Thank you for your insight, those are all great points. The fiber to my home physically runs through my home to a box that is located inside of my home. I didn't realize that most people have the box located outside of their home.
I was speaking from a UK perspective which, as another commenter says, is mostly co-ax from a point on the pavement. 'Actual' FTTP is coming in now, like HyperOptic, starting with apartment blocks where they can get lots of customers per one new civil engineering job. Most consumer telecoms fibre networks in the UK were laid in the 90s and don't go right to the home.
If you're in the lucky situation of having true FTTP, then it's still very unlikely such fibre could be used as a 'microphone' because of the sensitivity and spatial resolution issues. It would also be pretty obvious it was being used because it would probably interfere unless they were very careful with bands. So don't worry, DAS isn't going to be used to listen to your voice. Much easier to do that with your phone!
When I lived in Chattanooga back in 2011, the Electric Power Board offered fiber to the home with an offer of a Gigabyte up and down---hence the original use of Gig city for Chattanooga. I think this was even before Google showcased fiber to the home (was it in Oklahoma City at first? I don't recall)
We had to have a router with a fiber port to connect, then Ethernet via cat 5 or WiFi.

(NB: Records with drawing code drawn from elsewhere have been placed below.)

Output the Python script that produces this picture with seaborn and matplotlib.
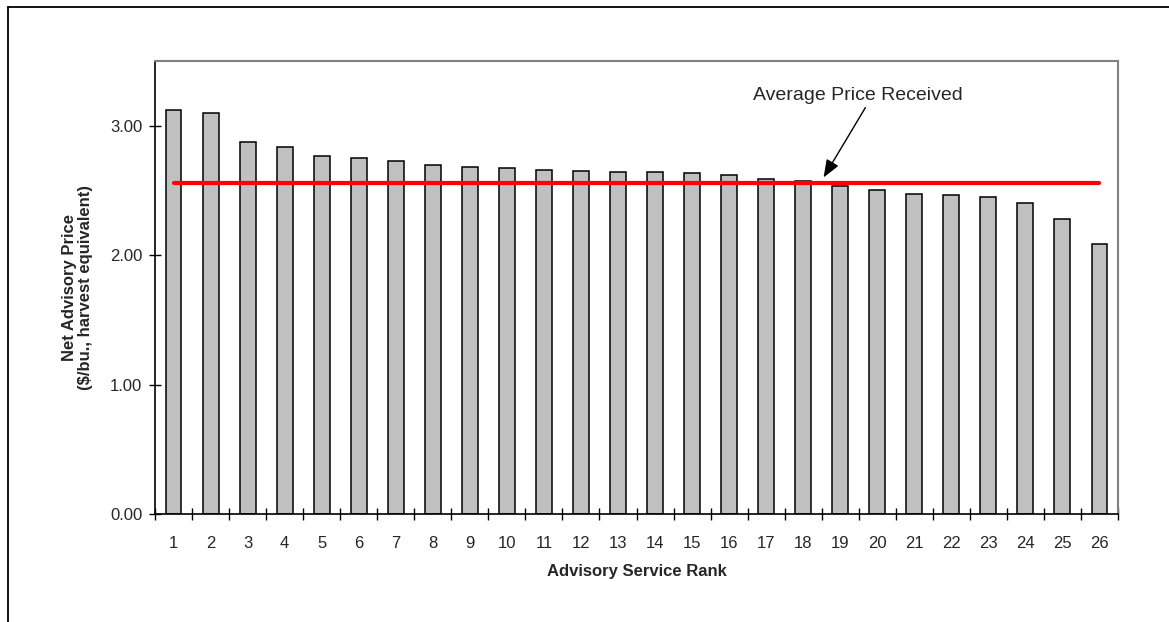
import matplotlib
matplotlib.use("Agg")
import matplotlib.pyplot as plt
from matplotlib.lines import Line2D
from matplotlib.ticker import FixedLocator, FormatStrFormatter
import seaborn as sns
import pandas as pd
import numpy as np

# Advisory service ranking: net advisory price per service
ranks = [str(i) for i in range(1, 27)]
net_prices = [3.12, 3.10, 2.877, 2.838, 2.769, 2.75, 2.73, 2.70, 2.68, 2.674,
              2.655, 2.65, 2.645, 2.64, 2.632, 2.62, 2.585, 2.575, 2.534, 2.50,
              2.473, 2.462, 2.447, 2.40, 2.28, 2.083]
avg_price_received = 2.555
y_ticks = [0.0, 1.0, 2.0, 3.0]

sns.set_theme(style="white")
plt.rcParams["font.family"] = ["Liberation Sans", "DejaVu Sans"]

df = pd.DataFrame({"rank": ranks, "price": net_prices})
avg_df = pd.DataFrame({"pos": np.arange(len(ranks)),
                       "avg": [avg_price_received] * len(ranks)})

fig = plt.figure(figsize=(11.69, 6.22), dpi=100)
ax = fig.add_axes([155 / 1169, 1 - 514 / 622, (1118 - 155) / 1169, (514 - 61) / 622])

sns.barplot(data=df, x="rank", y="price", color="#C0C0C0", saturation=1,
            width=0.43, edgecolor="black", linewidth=1.1, ax=ax)
sns.lineplot(data=avg_df, x="pos", y="avg", color="#FF0000", linewidth=3, ax=ax)

ax.set_xlim(-0.5, len(ranks) - 0.5)
ax.set_ylim(0, 3.5)

# y axis
ax.yaxis.set_major_locator(FixedLocator(y_ticks))
ax.yaxis.set_major_formatter(FormatStrFormatter("%.2f"))
ax.tick_params(axis="y", which="major", direction="inout", length=8, width=1,
               color="black", labelsize=12, pad=5, left=True)

# x axis: labels at bar centres, tick marks at category boundaries
ax.set_xticks(np.arange(len(ranks)))
ax.set_xticklabels(ranks)
ax.set_xticks(np.arange(len(ranks) + 1) - 0.5, minor=True)
ax.tick_params(axis="x", which="major", length=0, labelsize=12, pad=16)
ax.tick_params(axis="x", which="minor", direction="inout", length=8, width=1,
               color="black", bottom=True)

ax.set_xlabel("Advisory Service Rank", fontsize=12, fontweight="bold", labelpad=9)
ax.set_ylabel("Net Advisory Price\n($/bu., harvest equivalent)", fontsize=12,
              fontweight="bold", labelpad=12, linespacing=1.12)

for side in ("left", "bottom"):
    ax.spines[side].set_color("black")
    ax.spines[side].set_linewidth(1.2)
for side in ("top", "right"):
    ax.spines[side].set_color("#808080")
    ax.spines[side].set_linewidth(1.5)

# Annotation for the average price line
ax.text(18.47, 3.235, "Average Price Received", fontsize=14, ha="center", va="center")
ax.annotate("", xy=(17.55, avg_price_received + 0.045), xytext=(18.68, 3.14),
            arrowprops=dict(arrowstyle="-|>,head_length=0.9,head_width=0.35",
                            color="black", lw=1, shrinkA=0, shrinkB=0))

# Outer frame (top and left edges)
fig.add_artist(Line2D([8 / 1169, 1.0], [1 - 7 / 622, 1 - 7 / 622],
                      color="black", linewidth=1.3, transform=fig.transFigure))
fig.add_artist(Line2D([8 / 1169, 8 / 1169], [0.0, 1 - 7 / 622],
                      color="black", linewidth=1.3, transform=fig.transFigure))

fig.savefig("out.png", dpi=100, facecolor="white")
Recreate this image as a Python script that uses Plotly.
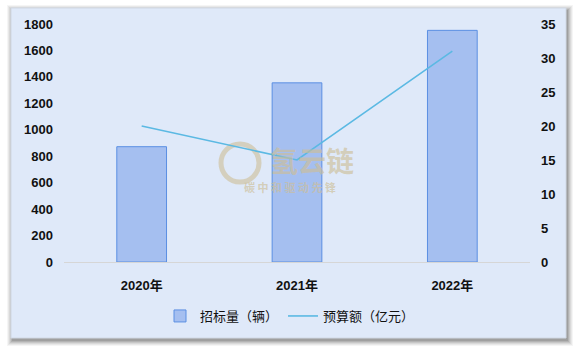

By the same principle it should be possible to listen to reflections of the signal propagating in the Ethernet cable that external vibrations introduce. But I guess the noise in the cable is much greater and the frequency of the signal is like 6 order of magnitude smaller making this mostly theoretical.
Virgin Media (UK) use coax. There are some FTTP installs (with coax to the router), but most, as far as I'm aware, use coax for the last leg to the house and from the wall to the router.
I've just had BT FTTP installed, and have a fibre coming into the building. They use GPON. It's wired into a modem ("Optical Network Terminal") that Openreach provide, which then presents the connection via cat5. You then plug your router in, which then uses PPPoE to establish the connection.
There are a few different flavours of physics you can use for DAS, and they 'use up' different areas of the spectrum. As long as what you want to do for telecoms is using completely separate wavelengths (channels or bands) then yes you can do both. Most DAS providers and users prefer to just use un-used/dark fibres though as it avoids any headaches.
Energy companies like these for collecting data in harsh environments (e.g. hot geothermal wells) which would degrade conventional electronics quickly.